Un aphorisme provocateur

Concernant Bach, cet aphorisme est donc provocateur car ce musicien est perçu comme un compositeur qui n’a cessé d’être inspiré par sa foi, se considérant toujours soumis à la volonté de Dieu. Nombreuses sont ses Cantates, destinées au service liturgique, qui portent un titre explicite. Telle la Cantate BWV 71, Gott ist mein König (Dieu est mon roi), composée en 1708 à Mülhausen (donc au début de la carrière de Johann Sebastian Bach né en 1685) pour l’élection du conseil municipal : elle commence par une envolée des trompettes soutenues par les timbales, pour donner toute sa force à cette affirmation provenant du Psaume 74, verset 12 : « Dieu est mon roi dès les temps anciens, c’est lui qui procure tout le secours qui nous est accordé en ce monde. »

L’inscription « SDG » que Bach a laissée au bas des manuscrits de la Passion selon saint Mathieu ou de la Messe en si, témoigne directement de cet acte de foi : « Soli Deo gloria » (A Dieu seul, la gloire). De même, autre forme de témoignage : sur la copie de la Passion selon saint Matthieu, établie en 1736, Bach a noté en rouge la partie de l’Evangéliste, manière d’exalter le récit évangélique du sacrifice du Christ.

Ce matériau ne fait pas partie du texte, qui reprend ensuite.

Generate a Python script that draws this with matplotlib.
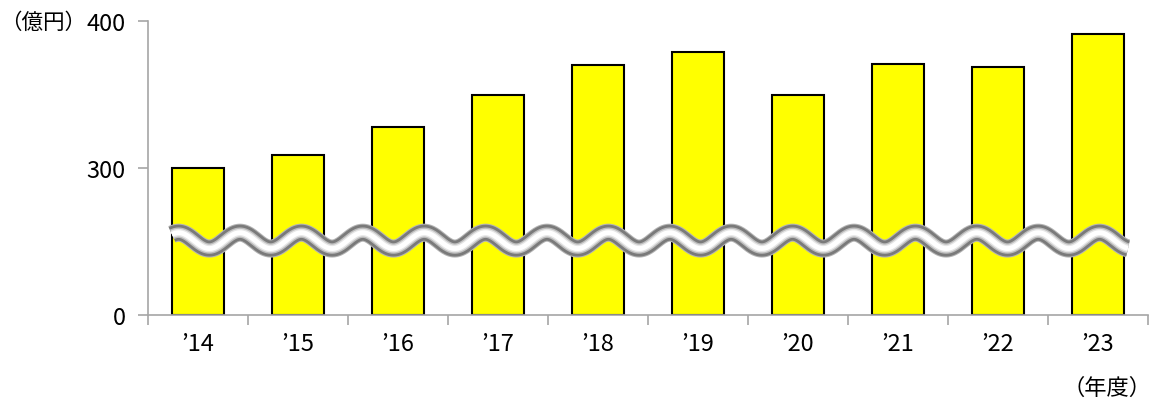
import numpy as np
import matplotlib
matplotlib.use("Agg")
import matplotlib.pyplot as plt
import matplotlib.transforms as mtransforms

plt.rcParams['font.family'] = ['Noto Sans CJK JP', 'DejaVu Sans']

# data (億円)
years = ["’14", "’15", "’16", "’17", "’18", "’19", "’20", "’21", "’22", "’23"]
sales = [300, 309, 328, 350, 370, 379, 350, 371, 369, 391]
yticks = [0, 300, 400]

# broken axis: 0-300 squeezed into the lower half, 300-400 the upper half
def fwd(v):
    v = np.asarray(v, dtype=float)
    return np.where(v <= 300, v / 3.0, v - 200.0)

def inv(u):
    u = np.asarray(u, dtype=float)
    return np.where(u <= 100, u * 3.0, u + 200.0)

fig = plt.figure(figsize=(11.53, 4.06), dpi=100)
ax = fig.add_axes([148 / 1153, (406 - 316) / 406, 1000 / 1153, 294 / 406])

x = np.arange(len(years))
ax.bar(x, sales, width=0.52, color="#FFFF00", edgecolor="black", linewidth=1.5, zorder=2)

ax.set_yscale("function", functions=(fwd, inv))
ax.set_ylim(0, 400)
ax.set_xlim(-0.5, len(years) - 0.5)
ax.set_yticks(yticks)
ax.set_yticklabels([str(t) for t in yticks])
ax.set_xticks(x)
ax.set_xticklabels(years)
ax.set_xticks(np.arange(-0.5, len(years)), minor=True)

for s in ["top", "right"]:
    ax.spines[s].set_visible(False)
for s in ["left", "bottom"]:
    ax.spines[s].set_color("#a6a6a6")
    ax.spines[s].set_linewidth(1.2)

ax.tick_params(axis="y", direction="out", length=7, width=1.2, color="#a6a6a6",
               labelsize=17, pad=9)
ax.tick_params(axis="x", which="major", length=0, labelsize=17, pad=12)
ax.tick_params(axis="x", which="minor", direction="out", length=7, width=1.2, color="#a6a6a6")

# wavy break mark
trans = mtransforms.blended_transform_factory(ax.transData, ax.transAxes)
wx = np.linspace(-0.26, 9.30, 1200)
wy = 0.253 + 0.027 * np.cos(2 * np.pi * (wx - 0.42) / 0.614)
for lw, c in [(13.0, "#b4b4b4"), (11.5, "#7a7a7a"), (7.5, "#bcbcbc"), (5.5, "#e6e6e6"), (3.5, "white")]:
    ax.plot(wx, wy, color=c, lw=lw, transform=trans, clip_on=False, zorder=3,
            solid_capstyle="butt")

fig.text(86 / 1153, 1 - 23 / 406, "（億円）", fontsize=15.5, ha="right", va="center")
fig.text(1152 / 1153, 1 - 388 / 406, "（年度）", fontsize=16, ha="right", va="center")

fig.savefig("out.png", dpi=100)
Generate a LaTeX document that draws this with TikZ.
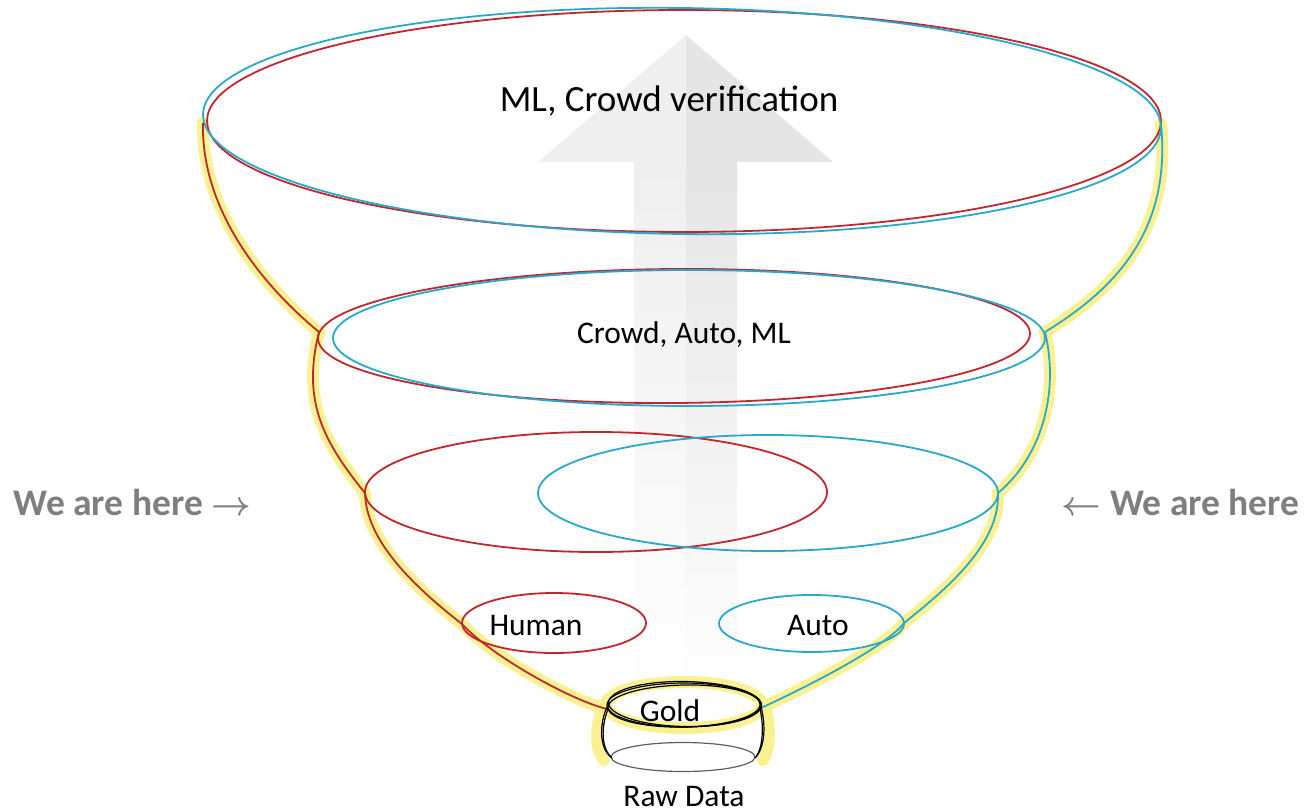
\documentclass[tikz,border=0pt]{standalone}
\usepackage{fontspec}
\setmainfont{Carlito}
\definecolor{funnelred}{RGB}{193,39,45}
\definecolor{funnelblue}{RGB}{41,168,204}
\definecolor{glow}{RGB}{250,240,135}
\definecolor{notegray}{RGB}{127,127,127}
\definecolor{arrowlight}{RGB}{239,239,239}
\definecolor{arrowdark}{RGB}{229,229,229}
\definecolor{rawgray}{RGB}{95,95,95}

\begin{document}
\begin{tikzpicture}[x=0.5pt,y=-0.5pt,
  redline/.style={draw=funnelred,line width=0.9pt},
  blueline/.style={draw=funnelblue,line width=0.9pt},
  glowline/.style={draw=glow,line width=6pt,line cap=round,opacity=0.9},
  ringline/.style={draw=black,line width=0.6pt},
  label/.style={font=\fontsize{15.75}{18}\selectfont,text=black,inner sep=0pt},
  bigtext/.style={font=\fontsize{18.5}{22}\selectfont,text=black,inner sep=0pt},
  note/.style={font=\fontsize{18.75}{22}\selectfont\bfseries\boldmath,text=notegray,inner sep=0pt}]

\useasboundingbox (0,0) rectangle (1309,812);

% upward arrow in the background
\fill[arrowlight] (686,35) -- (686,162) -- (538,162) -- cycle;
\fill[arrowdark] (686,35) -- (833,162) -- (686,162) -- cycle;
\shade[top color=arrowlight, bottom color=white] (634,162) rectangle (686,705);
\shade[top color=arrowdark, bottom color=white] (686,162) rectangle (737,705);

% end points of the funnel outline
\coordinate (L0) at (203,123);
\coordinate (L1) at (319,332);
\coordinate (L2) at (365,493);
\coordinate (L3) at (462,624);
\coordinate (L4) at (607,709);
\coordinate (R0) at (1161,124);
\coordinate (R1) at (1045,332);
\coordinate (R2) at (998,493);
\coordinate (R3) at (904,623);
\coordinate (R4) at (761,708);

% yellow glow along the funnel and round the gold cup
\draw[glowline] (L0) .. controls (201,210) and (262,285) .. (L1)
  .. controls (302,400) and (322,440) .. (L2)
  .. controls (366,540) and (412,585) .. (L3)
  .. controls (490,655) and (570,700) .. (L4);
\draw[glowline] (R0) .. controls (1172,235) and (1110,292) .. (R1)
  .. controls (1060,395) and (1040,458) .. (R2)
  .. controls (1000,545) and (945,590) .. (R3)
  .. controls (885,648) and (800,690) .. (R4);
\draw[glowline] (684,705) ellipse [x radius=78, y radius=23];
\draw[glowline] (603,708) .. controls (596,724) and (594,748) .. (604,760);
\draw[glowline] (765,708) .. controls (771,726) and (770,748) .. (763,760);

% top level
\draw[redline] (684,121) ellipse [x radius=477, y radius=111];
\draw[blueline, rotate around={-0.8:(682,121)}] (682,121) ellipse [x radius=479, y radius=113];

% second level
\draw[redline, rotate around={0.4:(674,336)}] (674,336) ellipse [x radius=356, y radius=67];
\draw[blueline] (689,338) ellipse [x radius=356, y radius=68];

% third level
\draw[redline] (596,492) ellipse [x radius=231, y radius=60];
\draw[blueline] (768,493) ellipse [x radius=230, y radius=58];

% human and auto
\draw[redline] (554,623) ellipse [x radius=92, y radius=30];
\draw[blueline] (811.5,623.5) ellipse [x radius=92.5, y radius=28.5];

% funnel outline
\draw[redline] (L0) .. controls (201,210) and (262,285) .. (L1)
  .. controls (302,400) and (322,440) .. (L2)
  .. controls (366,540) and (412,585) .. (L3)
  .. controls (490,655) and (570,700) .. (L4);
\draw[blueline] (R0) .. controls (1172,235) and (1110,292) .. (R1)
  .. controls (1060,395) and (1040,458) .. (R2)
  .. controls (1000,545) and (945,590) .. (R3)
  .. controls (885,648) and (800,690) .. (R4);

% raw data base and gold cup
\draw[draw=rawgray,line width=0.6pt] (683,757) ellipse [x radius=72, y radius=14.5];
\draw[ringline] (607,707) .. controls (600,722) and (598,748) .. (612,758);
\draw[ringline] (608,709) .. controls (602,724) and (600,746) .. (611,757);
\draw[ringline] (761,707) .. controls (766,725) and (765,748) .. (755,758);
\draw[ringline] (760,709) .. controls (764,726) and (763,747) .. (756,757);
\draw[ringline] (684,705) ellipse [x radius=77, y radius=22];
\draw[ringline, rotate around={1.2:(684,706)}] (684,706) ellipse [x radius=76, y radius=21];
\draw[ringline, rotate around={-1:(685,704)}] (685,704) ellipse [x radius=76.5, y radius=22.5];

% labels
\node[bigtext] (top) at (669,101) {ML, Crowd verification};
\node[label] (mid) at (684,335) {Crowd, Auto, ML};
\node[label] (human) at (536,626) {Human};
\node[label] (auto) at (818,626) {Auto};
\node[label] (gold) at (670,711) {Gold};
\node[label] (raw) at (684,796) {Raw Data};
\node[note, anchor=base west] (hereL) at (13,515) {We are here $\rightarrow$};
\node[note, anchor=base east] (hereR) at (1300,515) {$\leftarrow$ We are here};
\end{tikzpicture}
\end{document}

Il est donc évident que Bach a fait appel à l’Esprit saint, comme source d’inspiration destinée à soutenir son travail de composition. La destination finale de la composition étant de toute façon : « A Dieu seul, la gloire », selon la formule que Luther a empruntée au Nouveau Testament et qui fait partie des cinq solae de l’Eglise protestante : Sola Scriptura, Sola fide, Sola gratia, Solo Christe, Soli Deo gloria : comme le souligne Gilles Cantagrel[2], ces cinq Solae constituent l’essentiel de la foi de Bach.

Un autre exemple connu de tous : l’harmonisation du choral Jesu bleibet meine Freude (Jésus demeure ma joie). Cette œuvre témoigne de la foi luthérienne de Bach, source de son inspiration et socle de son exigence, en tant que chrétien, de se faire passeur de cette foi – comme si Bach s’était senti investi de la mission évangélique d’introduire le croyant dans l’univers spirituel de la Réforme, l’effet de sa soumission à Dieu étant au profit de la plus grande gloire de Dieu.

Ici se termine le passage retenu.